Aan het eind van de zevende jaargang.
Meer en meer wordt een jaaroverzicht van de redaktionele werkzaamheden en de taxatie van de jaarsinhoud van Opw. Wegen, een orientatie op het gebied van onze jonge Protestantse literatuur.
En daardoor wordt het samenstellen er van een steeds belangwekkender, maar ook steeds meer verantwoordelike taak.
Natuurlik geeft de inhoud van ons tijdschrift een onvolledig beeld van wat in een jaar tot het publiek gebracht wordt Toch, met uitzondering van enkele groote verhalen, is het beste uit eigen kring in onze jaargangen geplaatst, of door een belangrijk fragment vertegenwoordigd. Behalve het geplaatste is er bovendien nog zo veel, dat ons onder ogen komt, dat in een bepaalde richting verwachting wekt.
Zo schreven we een vorig jaar, dat ook op het gebied van het proza een opleving begon te komen. Tenminste, dat we in dat opzicht enige hoop koesterden.

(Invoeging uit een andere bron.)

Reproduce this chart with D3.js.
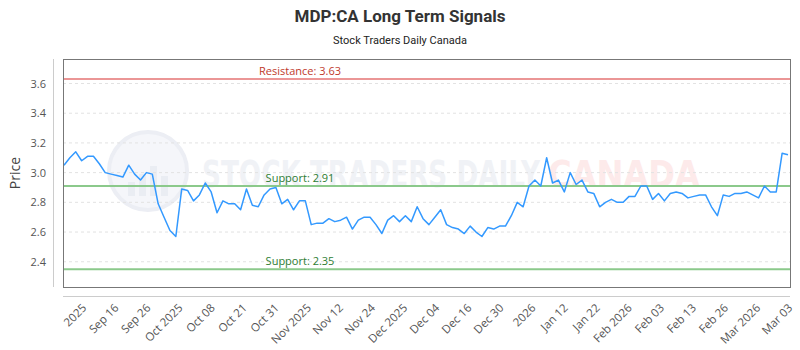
<!DOCTYPE html>
<html>
<head>
<meta charset="utf-8">
<script src="https://cdnjs.cloudflare.com/ajax/libs/d3/7.8.5/d3.min.js"></script>
<style>
	body { margin:0; background:#fff; }
	svg { display:block; }
</style>
</head>
<body>
<svg id="chart" width="800" height="350"></svg>
<script>

var prices = [
	3.05,3.10,3.14,3.08,3.11,3.11,3.06,3.00,2.99,2.98,
	2.97,3.05,2.99,2.95,3.00,2.99,2.79,2.70,2.61,2.57,
	2.89,2.88,2.81,2.85,2.93,2.87,2.73,2.81,2.79,2.79,
	2.75,2.89,2.78,2.77,2.85,2.89,2.90,2.79,2.82,2.75,
	2.81,2.81,2.65,2.66,2.66,2.69,2.67,2.68,2.70,2.62,
	2.68,2.70,2.70,2.65,2.59,2.68,2.71,2.67,2.71,2.67,
	2.77,2.69,2.65,2.70,2.75,2.65,2.63,2.62,2.59,2.64,
	2.60,2.57,2.63,2.62,2.64,2.64,2.71,2.80,2.77,2.91,
	2.95,2.91,3.10,2.93,2.95,2.87,3.00,2.92,2.95,2.87,
	2.86,2.77,2.80,2.82,2.80,2.80,2.84,2.84,2.91,2.91,
	2.82,2.86,2.81,2.86,2.87,2.86,2.83,2.84,2.85,2.85,
	2.77,2.71,2.85,2.84,2.86,2.86,2.87,2.85,2.83,2.91,
	2.87,2.87,3.13,3.12
];

var tickLabels = ['2025','Sep 16','Sep 26','Oct 2025','Oct 08','Oct 21','Oct 31','Nov 2025','Nov 12','Nov 24',
	'Dec 2025','Dec 04','Dec 16','Dec 30','2026','Jan 12','Jan 22','Feb 2026','Feb 03','Feb 13','Feb 26',
	'Mar 2026','Mar 03'];

var yTicks = [2.4, 2.6, 2.8, 3.0, 3.2, 3.4, 3.6];

var levels = [
	{name:'Resistance', value:3.63},
	{name:'Support', value:2.91},
	{name:'Support', value:2.35}
];

// plot box
var pLeft = 63, pRight = 790, pTop = 59, pBottom = 287;
var svg = d3.select('#chart');

// title
svg.append('text')
	.attr('x', 400).attr('y', 22)
	.attr('text-anchor', 'middle')
	.style('font-family', 'Roboto')
	.style('font-weight', 'bold')
	.style('font-size', '17px')
	.style('fill', '#333')
	.text('MDP:CA Long Term Signals');

svg.append('text')
	.attr('x', 400).attr('y', 44)
	.attr('text-anchor', 'middle')
	.style('font-family', 'Roboto')
	.style('font-size', '11px')
	.style('fill', '#222')
	.text('Stock Traders Daily Canada');

var x = d3.scaleLinear().domain([0, prices.length-1]).range([pLeft+1, pRight-2]);
var y = d3.scaleLinear().domain([2.23, 3.765]).range([pBottom, pTop]);
var xt = d3.scalePoint().domain(tickLabels).range([81, 787]);

// watermark
var wm = svg.append('g').attr('class', 'watermark');
wm.append('circle')
	.attr('cx', 148).attr('cy', 171).attr('r', 39)
	.style('fill', '#f5f6fa')
	.style('stroke', '#eceef4')
	.style('stroke-width', 4);
wm.selectAll('rect')
	.data([14, 22, 30, 20])
	.enter()
	.append('rect')
	.attr('x', function(d, i){ return 128 + i*11; })
	.attr('y', function(d){ return 196 - d; })
	.attr('width', 7)
	.attr('height', function(d){ return d; })
	.style('fill', '#eaedf3');
wm.append('text')
	.attr('x', 202).attr('y', 187)
	.attr('textLength', 338)
	.attr('lengthAdjust', 'spacingAndGlyphs')
	.style('font-family', 'DejaVu Sans')
	.style('font-weight', 'bold')
	.style('font-size', '38px')
	.style('fill', '#f0f2f6')
	.text('STOCK TRADERS DAILY');
wm.append('text')
	.attr('x', 548).attr('y', 187)
	.attr('textLength', 152)
	.attr('lengthAdjust', 'spacingAndGlyphs')
	.style('font-family', 'DejaVu Sans')
	.style('font-weight', 'bold')
	.style('font-size', '38px')
	.style('fill', '#fdeaea')
	.text('CANADA');

// grid
svg.append('g')
	.selectAll('line')
	.data(yTicks)
	.enter()
	.append('line')
	.attr('x1', pLeft).attr('x2', pRight)
	.attr('y1', function(d){ return y(d); })
	.attr('y2', function(d){ return y(d); })
	.style('stroke', '#e2e2e2')
	.style('stroke-dasharray', '3,3');

// outer guide lines
svg.append('line')
	.attr('x1', 53.5).attr('x2', 53.5)
	.attr('y1', pTop).attr('y2', pBottom)
	.style('stroke', '#ccc');
svg.append('line')
	.attr('x1', pLeft).attr('x2', pRight)
	.attr('y1', 296.5).attr('y2', 296.5)
	.style('stroke', '#ccc');

// y axis
var yAxis = svg.append('g')
	.attr('transform', 'translate(' + pLeft + ',0)')
	.call(d3.axisLeft(y).tickValues(yTicks).tickFormat(d3.format('.1f')).tickSize(0).tickPadding(17));
yAxis.select('.domain').remove();
yAxis.selectAll('text')
	.style('font-family', 'Open Sans')
	.style('font-size', '11px')
	.style('fill', '#555');

svg.append('text')
	.attr('transform', 'translate(20,' + (pTop+pBottom)/2 + ') rotate(-90)')
	.attr('text-anchor', 'middle')
	.style('font-family', 'Open Sans')
	.style('font-size', '14px')
	.style('fill', '#444')
	.text('Price');

// x axis
var xAxis = svg.append('g')
	.attr('transform', 'translate(0,303)')
	.call(d3.axisBottom(xt).tickSize(0).tickPadding(0));
xAxis.select('.domain').remove();
xAxis.selectAll('text')
	.attr('text-anchor', 'end')
	.attr('dy', '0.7em')
	.attr('transform', 'rotate(-45)')
	.style('font-family', 'Open Sans')
	.style('font-size', '11.5px')
	.style('fill', '#555');

// support / resistance
var lv = svg.append('g').selectAll('g')
	.data(levels)
	.enter()
	.append('g');
lv.append('line')
	.attr('x1', pLeft).attr('x2', pRight)
	.attr('y1', function(d){ return y(d.value); })
	.attr('y2', function(d){ return y(d.value); })
	.style('stroke', function(d){ return d.name == 'Resistance' ? '#e57373' : '#8bc98b'; })
	.style('stroke-width', function(d){ return d.name == 'Resistance' ? 1.5 : 2; });
lv.append('text')
	.attr('x', 300)
	.attr('y', function(d){ return y(d.value) - 4; })
	.attr('text-anchor', 'middle')
	.style('font-family', 'Open Sans')
	.style('font-size', '11px')
	.style('fill', function(d){ return d.name == 'Resistance' ? '#c0392b' : '#2e7d32'; })
	.text(function(d){ return d.name + ': ' + d.value.toFixed(2); });

// price line
var line = d3.line()
	.x(function(d, i){ return x(i); })
	.y(function(d){ return y(d); });

svg.append('path')
	.datum(prices)
	.attr('d', line)
	.style('fill', 'none')
	.style('stroke', '#3399ff')
	.style('stroke-width', 1.5)
	.style('stroke-linejoin', 'round');

// plot frame
svg.append('rect')
	.attr('x', pLeft + 0.5).attr('y', pTop + 0.5)
	.attr('width', pRight - pLeft).attr('height', pBottom - pTop)
	.style('fill', 'none')
	.style('stroke', '#777');

</script>
</body>
</html>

Het afgelopen jaar zal, al was het niet zo arm als vroegere jaren, nog wel niet onze lezers overtuigd hebben van een nieuwe belangstelling onder onze jongeren voor het proza. Toch was onze bewering geen loze voorspelling. We zijn inderdaad na een jaar de verwerkeliking van deze verwachting veel nader gekomen. Als we goed geteld hebben, liggen een vijftal romans van jongere auteurs geheel of bijna voltooid gereed bij het neerschrijven dezer woorden. Het is nu nog niet het ogenblik om over de kwaliteiten van dit proza te spreken; toch hebben we van enkele geen ongemotiveerde goede verwachting.
De poëzie blijft zich verder ontwikkelen. Het nieuwe jaar zal minstens ook een vijftal nieuwe bundels brengen, die ook buiten de gewone lezerskring van ons tijdschrift de blik naar de jonge Protestantse kunst zal richten.
Maar niet om ons op het onzekere pad van de toekomst te begeven, wordt dit jaaroverzicht geschreven; het is nog meer als een terugblik bedoeld.
De bundels van de Merode, van Oosten en Eekhout, in onze jaargang besproken, hebben in het afgelopen jaar heel wat pennen aan de gang gebracht, maar vooral veel tongen aan het werk gezet. Vooral het werk van v. Oosten is zeer uiteenlopend beoordeeld. We verwachten, dat hij dit jaar nieuwe stof tot diskussie geven zal.
Naast Martin Leopold, van Oosten, de Groot en Kamphuis, die een groot deel van hun werk bij ons publiceerden en in eigen kring een zekere reputatie bezitten, die nu naar buiten meer of min begint door te dringen, wijzen we op Hessels, de Bruin en Hoekstra, met wie in de naaste toekomst zeker ook zal gerekend moeten worden.
Van de jonge auteurs, die dit jaar voor het eerst bij ons schreven zijn de belangrijkste Gabr. Smit, Aldert Jongedorper, Gerrit Achterberg en Ietswaart.
Het is niet te zeggen, hoe, en of, en wie van dit dozijntje auteurs van betrekkelike tot een meer absolute en blijvende belangrijkheid uit zullen groeien, maar deze jaargang is ons in alle geval een bewijs geweest hoe de literaire opleving onder de Protestantse jongeren zeker nog niet tot stilstand is gekomen en nog vele mogelikheden in zich bergt.